The very first sound we hear in the Coen Brothers’ latest movie Burn After Reading is a distressed ship’s alarm lifted from Stanley Kubrick’s 2001: A Space Odyssey. So, I had that “here we go again” feeling even before the main titles.
The Coens have been obsessed with Kubrick’s work and have littered their films with references to his oeuvre, large and small. Fans of their work have even made a game of looking for references to “Purity of Essence” from Kubrick’s Dr. Strangelove in each new film. I didn’t spot one here, but Brad Pitt’s constant efforts to re-hydrate himself make me confident it is floating around somewhere. Comparing Burn After Reading to Dr. Strangelove is actually a revealing way to gauge its successes and failures.
Dr. Strangelove makes over-the-top performances the rule as does Burn After Reading. But while Sterling Hayden and George C. Scott used the approach to create bigger than life cartoons, George Clooney and Brad Pitt clank away a few notes lower on the keyboard. Clooney is playing a parody of his playboy persona but rarely transcends simple parody, although the scene where he reveals his new sexual invention is hilarious.
Brad Pitt flails for a comic tone, any comic tone. His mannered line deliveries sound too much like a very smart actor trying to sound very moronic. His big swooping body gestures always land just south of their intended funny destinations. At one point, he is shown exaggeratedly tossing a medicine ball for an eternity, as if duration breeds hilarity. When Pitt is funny – and he is funny at times – it is due to the small details like how he squints his eyes.
Dr. Strangelove is meticulously structured as is Burn After Reading. This is the former’s chief strength as it scene-by-scene develops its terrifying internal logic. What’s at stake in the latter film though is far less urgent than nuclear destruction – unless the need for tummy tucks has jumped in the polls lately – and the scenes develop, if anything, confusion rather than logic. Maybe that was intended.
The funniest line in the movie is uttered by a CIA superior (J.K Simmons): "Just keep an eye on them until… I don't know, until it starts making sense." The audience roars because the line relates so closely to its own quandary. They think, “It’s okay. I’m supposed to be lost, just like the CIA.”
Still, weighing everything, I have to admit it all worked in some crazy sort of way. There were laughs, big laughs; the kind of laughs with aftershocks. The second funniest line – also spoken by the priceless J.K. Simmons (he was the dad in Juno) – brings new meaning to the “Burn” of the title. And the film added plenty of memorable new pictures to my mind’s gallery, the final images of Brad Pitt being my favorites.
Burn After Reading also achieves its own thematic clarity.

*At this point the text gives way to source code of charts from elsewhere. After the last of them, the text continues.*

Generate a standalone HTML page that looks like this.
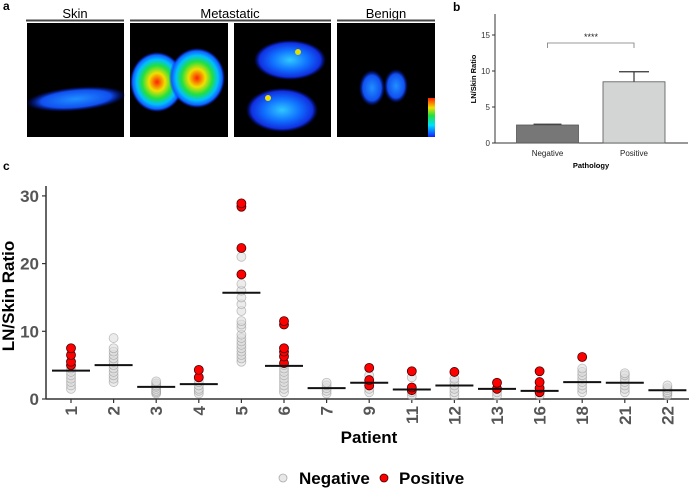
<!DOCTYPE html>
<html><head><meta charset="utf-8"><style>
body{margin:0;background:#fff;width:689px;height:488px;overflow:hidden;font-family:"Liberation Sans",Arial,sans-serif}
svg{display:block}
</style></head><body>
<svg width="689" height="488" font-family="Liberation Sans, Arial, sans-serif">
<defs>
<radialGradient id="hot" cx="50%" cy="50%" r="50%"><stop offset="0" stop-color="#ff2000"/><stop offset="0.3" stop-color="#f0e000"/><stop offset="0.55" stop-color="#20e040"/><stop offset="0.75" stop-color="#00c0ff"/><stop offset="0.9" stop-color="#1060ff"/><stop offset="1" stop-color="#0020ff" stop-opacity="0"/></radialGradient>
<radialGradient id="cool" cx="50%" cy="50%" r="50%"><stop offset="0" stop-color="#30c8ff"/><stop offset="0.5" stop-color="#1070ff"/><stop offset="0.85" stop-color="#1030e0"/><stop offset="1" stop-color="#0010c0" stop-opacity="0"/></radialGradient>
<radialGradient id="blue" cx="50%" cy="50%" r="50%"><stop offset="0" stop-color="#2090ff"/><stop offset="0.7" stop-color="#1050f0"/><stop offset="1" stop-color="#0010c0" stop-opacity="0"/></radialGradient>
<linearGradient id="scale" x1="0" y1="1" x2="0" y2="0"><stop offset="0" stop-color="#1020ff"/><stop offset="0.3" stop-color="#00e0ff"/><stop offset="0.55" stop-color="#20e040"/><stop offset="0.75" stop-color="#f0e000"/><stop offset="1" stop-color="#ff2000"/></linearGradient>
</defs>
<g>
<text x="3" y="10" font-size="12" font-weight="bold">a</text>
<text x="75" y="18" font-size="13" text-anchor="middle">Skin</text>
<text x="230" y="18" font-size="13" text-anchor="middle">Metastatic</text>
<text x="386" y="18" font-size="13" text-anchor="middle">Benign</text>
<line x1="26" y1="20.5" x2="124" y2="20.5" stroke="#444" stroke-width="2"/>
<line x1="130" y1="20.5" x2="331" y2="20.5" stroke="#444" stroke-width="2"/>
<line x1="337" y1="20.5" x2="435" y2="20.5" stroke="#444" stroke-width="2"/>
<rect x="27" y="23" width="97" height="114" fill="#000"/>
<rect x="130" y="23" width="98" height="114" fill="#000"/>
<rect x="234" y="23" width="97" height="114" fill="#000"/>
<rect x="337" y="23" width="98" height="114" fill="#000"/>
<ellipse cx="76" cy="99" rx="50" ry="12" fill="url(#blue)" transform="rotate(-5 76 99)"/>
<ellipse cx="157" cy="82" rx="27" ry="30" fill="url(#hot)"/>
<ellipse cx="197" cy="78" rx="28" ry="30" fill="url(#hot)"/>
<ellipse cx="290" cy="60" rx="36" ry="20" fill="url(#cool)"/>
<ellipse cx="282" cy="110" rx="36" ry="22" fill="url(#cool)"/>
<circle cx="298" cy="52" r="3" fill="#e0e000"/><circle cx="268" cy="98" r="3" fill="#f0e000"/>
<ellipse cx="372" cy="88" rx="13" ry="18" fill="url(#blue)"/>
<ellipse cx="396" cy="86" rx="12" ry="17" fill="url(#blue)"/>
<rect x="428" y="98" width="7" height="39" fill="url(#scale)"/>
</g>
<g id="pb">
<text x="453" y="11" font-size="12" font-weight="bold">b</text>
</g>
<g id="pc">
<text x="3" y="170" font-size="12" font-weight="bold">c</text>
</g>
</svg>
<script>
const NS='http://www.w3.org/2000/svg';
function mk(parent,tag,attrs,txt){const e=document.createElementNS(NS,tag);for(const k in attrs)e.setAttribute(k,attrs[k]);if(txt!==undefined)e.textContent=txt;parent.appendChild(e);return e;}

const bCategories=['Negative','Positive'];
const bMeans=[2.5,8.5];
const bErrors=[0.1,1.4];
const bTicks=[0,5,10,15];
const pb=document.getElementById('pb');
const bx0=495,by0=143,bpx=7.2;
const bY=v=>by0-v*bpx;
const bCenters=[547.5,634];
let ax=mk(pb,'line',{x1:bx0,y1:14,x2:bx0,y2:by0,stroke:'#333','stroke-width':1});

ax=mk(pb,'line',{x1:bx0,y1:by0,x2:688,y2:by0,stroke:'#333','stroke-width':1});

bTicks.forEach(t=>{mk(pb,'line',{x1:bx0-3,y1:bY(t),x2:bx0,y2:bY(t),stroke:'#333'});
 const tl=mk(pb,'text',{x:bx0-5,y:bY(t)+3,'font-size':8,'text-anchor':'end',fill:'#333'},t);
 });
const bFills=['#777','#d3d5d5'];
bCategories.forEach((c,i)=>{
 const w=62,x=bCenters[i]-w/2;
 mk(pb,'line',{x1:bCenters[i],y1:bY(bMeans[i]),x2:bCenters[i],y2:bY(bMeans[i]+bErrors[i]),stroke:'#333','stroke-width':1.2});
 mk(pb,'line',{x1:bCenters[i]-(i?15:14),y1:bY(bMeans[i]+bErrors[i]),x2:bCenters[i]+(i?15:14),y2:bY(bMeans[i]+bErrors[i]),stroke:'#333','stroke-width':1.2});
 const r=mk(pb,'rect',{x:x,y:bY(bMeans[i]),width:w,height:bMeans[i]*bpx,fill:bFills[i],stroke:'#555','stroke-width':0.8});
 
 const tl=mk(pb,'text',{x:bCenters[i],y:156,'font-size':8,'text-anchor':'middle',fill:'#222'},c);
 
});
mk(pb,'path',{d:`M${bCenters[0]} 48 V43 H${bCenters[1]} V48`,fill:'none',stroke:'#777','stroke-width':0.8});
let st=mk(pb,'text',{x:591,y:40,'font-size':9,'text-anchor':'middle',fill:'#222'},'****');

let bt=mk(pb,'text',{x:591,y:168,'font-size':7.5,'font-weight':'bold','text-anchor':'middle'},'Pathology');

bt=mk(pb,'text',{x:0,y:0,'font-size':7.5,'font-weight':'bold','text-anchor':'middle',transform:'translate(476,79) rotate(-90)'},'LN/Skin Ratio');


const patients=['1','2','3','4','5','6','7','9','11','12','13','16','18','21','22'];
const negValues=[
 [1.5,2,2.5,3,3.5,4,4.5,5],
 [2.5,3,3.5,4,4.5,5,5.5,6,6.5,7,7.5,9],
 [0.8,1,1.2,1.5,1.8,2,2.3,2.6],
 [0.8,1.2,1.5,2,2.5],
 [5.5,6,6.5,7,7.5,8,8.5,9,9.5,10.5,11,11.5,13,14,15,16,17,21],
 [1,1.5,2,2.5,3,3.5,4,4.5,5],
 [0.8,1.2,1.6,2,2.4],
 [1,1.5,2,3.5],
 [0.5,1,1.5,3.2],
 [0.5,1,1.5,2,2.5,3],
 [0.5,1,1.5],
 [0.5,1,1.5],
 [1,1.5,2,2.5,3,3.5,4,4.5],
 [1,1.5,2,2.5,3,3.5,3.8],
 [0.5,0.8,1,1.3,1.6,2]
];
const posValues=[
 [5,5.5,6.5,7.5],[],[],[3.2,4.3],[18.4,22.3,28.4,28.9],[5.3,6.3,7,7.5,11,11.5],[],
 [2,2.8,4.6],[1.3,1.7,4.1],[4.0],[1.5,2.4],[1,1.6,2.5,4.1],[6.2],[],[]
];
const meanValues=[4.2,5.0,1.8,2.2,15.7,4.9,1.6,2.4,1.4,2.0,1.5,1.2,2.5,2.4,1.3];
const cTicks=[0,10,20,30];
const pc=document.getElementById('pc');
const cx0=46,cy0=399,cpx=6.77,cxStart=71,cStep=42.6;
const cY=v=>cy0-v*cpx;
const cX=i=>cxStart+i*cStep;
ax=mk(pc,'line',{x1:cx0,y1:186,x2:cx0,y2:cy0,stroke:'#333','stroke-width':1.5});

ax=mk(pc,'line',{x1:cx0,y1:cy0,x2:689,y2:cy0,stroke:'#333','stroke-width':1.5});

cTicks.forEach(t=>{mk(pc,'line',{x1:cx0-4,y1:cY(t),x2:cx0,y2:cY(t),stroke:'#333','stroke-width':1.2});
 const tl=mk(pc,'text',{x:cx0-7,y:cY(t)+6,'font-size':17,'font-weight':'bold','text-anchor':'end',fill:'#555'},t);
 });
patients.forEach((p,i)=>{
 const x=cX(i);
 mk(pc,'line',{x1:x,y1:cy0,x2:x,y2:cy0+4,stroke:'#333','stroke-width':1.2});
 const tl=mk(pc,'text',{x:0,y:0,'font-size':17,'font-weight':'bold','text-anchor':'end',fill:'#555',transform:`translate(${x+6},${cy0+7}) rotate(-90)`},p);
 
 negValues[i].forEach(v=>{const c=mk(pc,'circle',{cx:x,cy:cY(v),r:4.5,fill:'#ddd','fill-opacity':0.55,stroke:'#888','stroke-opacity':0.5,'stroke-width':0.8});
  });
 posValues[i].forEach(v=>{const c=mk(pc,'circle',{cx:x,cy:cY(v),r:4.5,fill:'#f00',stroke:'#400','stroke-width':0.8});
  });
 const m=mk(pc,'line',{x1:x-19,y1:cY(meanValues[i]),x2:x+19,y2:cY(meanValues[i]),stroke:'#111','stroke-width':2});
 
});
let t=mk(pc,'text',{x:0,y:0,'font-size':17,'font-weight':'bold','text-anchor':'middle',transform:'translate(14,296) rotate(-90)'},'LN/Skin Ratio');

t=mk(pc,'text',{x:369,y:443,'font-size':17,'font-weight':'bold','text-anchor':'middle'},'Patient');

let lg=mk(pc,'circle',{cx:283,cy:478,r:4,fill:'#e8e8e8',stroke:'#aaa','stroke-width':0.8});

lg=mk(pc,'text',{x:299,y:484,'font-size':17,'font-weight':'bold'},'Negative');

lg=mk(pc,'circle',{cx:384,cy:478,r:4,fill:'#f00',stroke:'#400','stroke-width':0.8});

lg=mk(pc,'text',{x:399,y:484,'font-size':17,'font-weight':'bold'},'Positive');

</script>
</body></html>
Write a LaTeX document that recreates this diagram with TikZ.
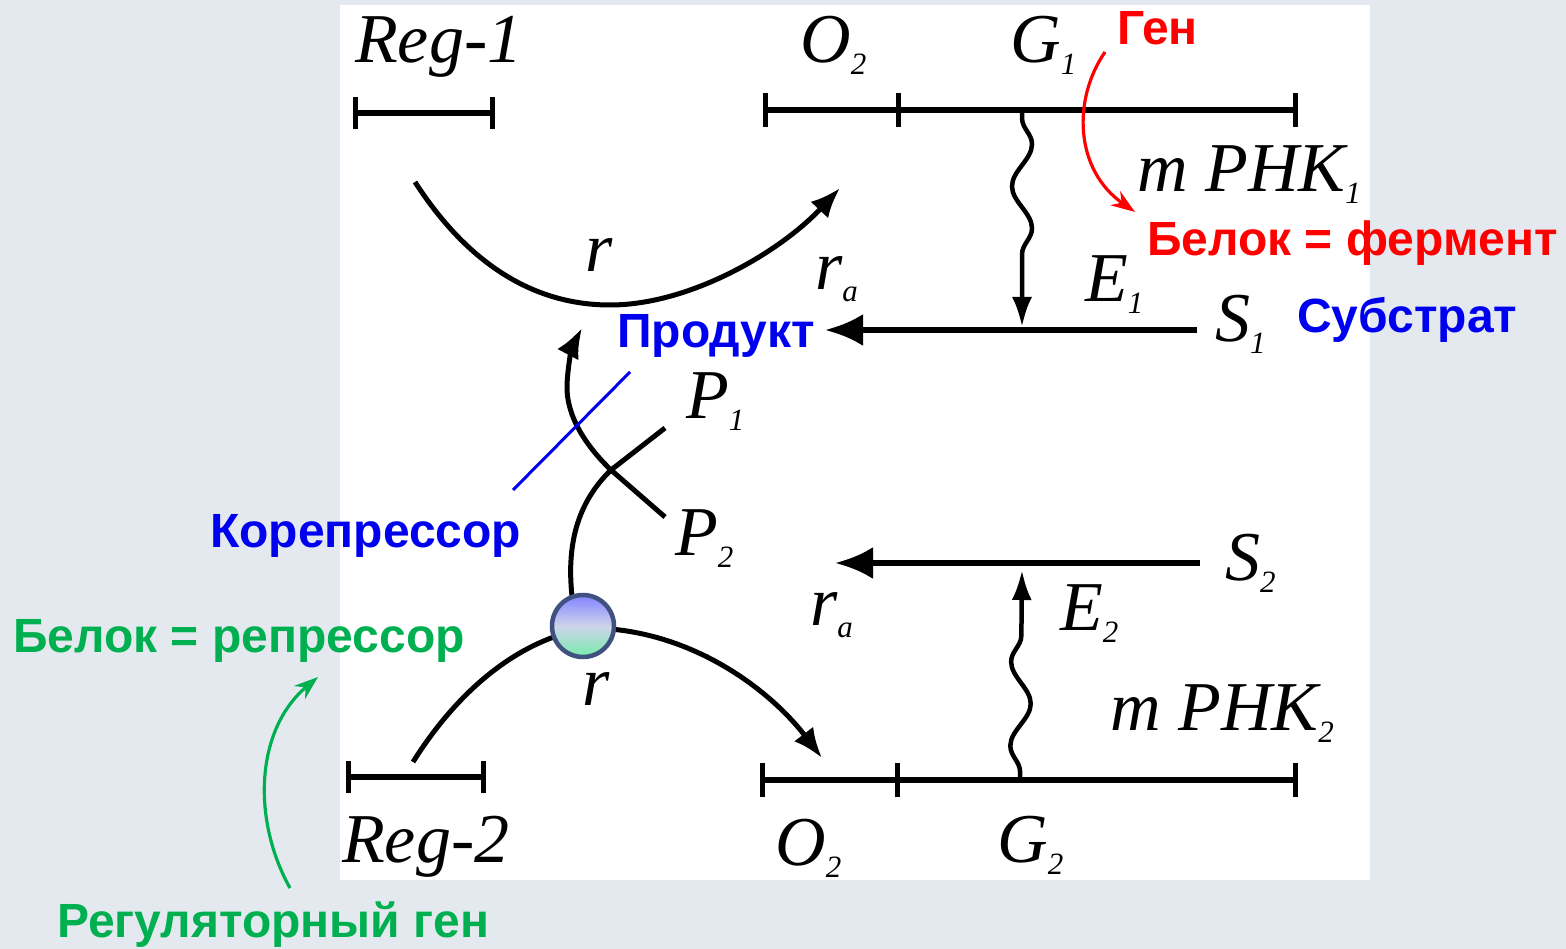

It is ultimately about people struggling to change and re-define themselves and how the world conspires to make change difficult if not impossible. Paradoxically, people content in their ways are forced to change, or else. There is something both funny and sad about Clooney’s final scene with his prized invention.
More than anything though, I enjoyed Burn After Reading for how it reminded me of the Coens' debut Blood Simple. Both are filled with characters that barely have all their marbles secured in a bag. One glimpse of blood and they go positively simple.